▼▼▼
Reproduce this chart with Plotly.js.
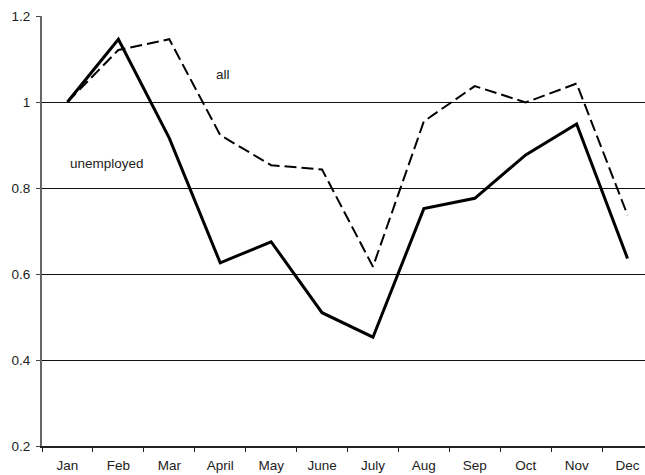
<!DOCTYPE html>
<html>
<head>
<meta charset="utf-8">
<script src="https://cdn.plot.ly/plotly-3.0.1.min.js"></script>
<style>
html,body{margin:0;padding:0;overflow:hidden;background:#fff;width:645px;height:475px;}
#chart{width:660px;height:475px;}
</style>
</head>
<body>
<div id="chart"></div>
<script>
var months = ["Jan","Feb","Mar","April","May","June","July","Aug","Sep","Oct","Nov","Dec"];
var unemployed = [1.0, 1.146, 0.916, 0.626, 0.675, 0.510, 0.453, 0.752, 0.776, 0.877, 0.949, 0.636];
var all = [1.0, 1.121, 1.146, 0.923, 0.853, 0.843, 0.617, 0.955, 1.037, 0.999, 1.043, 0.737];
var yTicks = [0.2, 0.4, 0.6, 0.8, 1.0, 1.2];
var yTickText = ["0.2", "0.4", "0.6", "0.8", "1", "1.2"];

var font = {family: "Liberation Sans, Arial, sans-serif", size: 13.5, color: "#222"};

var traces = [
  {x: months, y: all, type: "scatter", mode: "lines", name: "all",
   line: {color: "#000", width: 2, dash: "12px,5px"}},
  {x: months, y: unemployed, type: "scatter", mode: "lines", name: "unemployed",
   line: {color: "#000", width: 3}}
];

var layout = {
  width: 660, height: 475,
  margin: {l: 42, r: 7, t: 16, b: 29},
  showlegend: false,
  paper_bgcolor: "#fff", plot_bgcolor: "#fff",
  font: font,
  xaxis: {
    type: "category", range: [-0.5, 11.5],
    tickson: "boundaries", ticks: "outside", ticklen: 4, tickcolor: "#222", tickwidth: 1,
    showgrid: false, zeroline: false,
    showline: true, linecolor: "#222", linewidth: 1.5,
    ticklabelstandoff: 6, tickfont: font
  },
  yaxis: {
    range: [0.2, 1.2], tickvals: yTicks, ticktext: yTickText,
    ticks: "outside", ticklen: 4, tickcolor: "#444", tickwidth: 1,
    showgrid: true, gridcolor: "#111", gridwidth: 1,
    zeroline: false, showline: true, linecolor: "#666", linewidth: 2,
    ticklabelstandoff: 3, tickfont: font
  },
  annotations: [
    {x: 3.05, y: 1.065, xref: "x", yref: "y", text: "all", showarrow: false, font: font},
    {x: 0.77, y: 0.858, xref: "x", yref: "y", text: "unemployed", showarrow: false, font: font}
  ]
};

Plotly.newPlot("chart", traces, layout, {displayModeBar: false, staticPlot: true});
</script>
</body>
</html>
▲▲▲
Directions for this task
Pictures are excluded; copy all other data exactly as shown.

Output
Reproduce this chart with Plotly.js.
<!DOCTYPE html>
<html>
<head>
<meta charset="utf-8">
<script src="https://cdn.plot.ly/plotly-3.0.1.min.js"></script>
<style>
html,body{margin:0;padding:0;overflow:hidden;background:#fff;width:645px;height:475px;}
#chart{width:660px;height:475px;}
</style>
</head>
<body>
<div id="chart"></div>
<script>
var months = ["Jan","Feb","Mar","April","May","June","July","Aug","Sep","Oct","Nov","Dec"];
var unemployed = [1.0, 1.146, 0.916, 0.626, 0.675, 0.510, 0.453, 0.752, 0.776, 0.877, 0.949, 0.636];
var all = [1.0, 1.121, 1.146, 0.923, 0.853, 0.843, 0.617, 0.955, 1.037, 0.999, 1.043, 0.737];
var yTicks = [0.2, 0.4, 0.6, 0.8, 1.0, 1.2];
var yTickText = ["0.2", "0.4", "0.6", "0.8", "1", "1.2"];

var font = {family: "Liberation Sans, Arial, sans-serif", size: 13.5, color: "#222"};

var traces = [
  {x: months, y: all, type: "scatter", mode: "lines", name: "all",
   line: {color: "#000", width: 2, dash: "12px,5px"}},
  {x: months, y: unemployed, type: "scatter", mode: "lines", name: "unemployed",
   line: {color: "#000", width: 3}}
];

var layout = {
  width: 660, height: 475,
  margin: {l: 42, r: 7, t: 16, b: 29},
  showlegend: false,
  paper_bgcolor: "#fff", plot_bgcolor: "#fff",
  font: font,
  xaxis: {
    type: "category", range: [-0.5, 11.5],
    tickson: "boundaries", ticks: "outside", ticklen: 4, tickcolor: "#222", tickwidth: 1,
    showgrid: false, zeroline: false,
    showline: true, linecolor: "#222", linewidth: 1.5,
    ticklabelstandoff: 6, tickfont: font
  },
  yaxis: {
    range: [0.2, 1.2], tickvals: yTicks, ticktext: yTickText,
    ticks: "outside", ticklen: 4, tickcolor: "#444", tickwidth: 1,
    showgrid: true, gridcolor: "#111", gridwidth: 1,
    zeroline: false, showline: true, linecolor: "#666", linewidth: 2,
    ticklabelstandoff: 3, tickfont: font
  },
  annotations: [
    {x: 3.05, y: 1.065, xref: "x", yref: "y", text: "all", showarrow: false, font: font},
    {x: 0.77, y: 0.858, xref: "x", yref: "y", text: "unemployed", showarrow: false, font: font}
  ]
};

Plotly.newPlot("chart", traces, layout, {displayModeBar: false, staticPlot: true});
</script>
</body>
</html>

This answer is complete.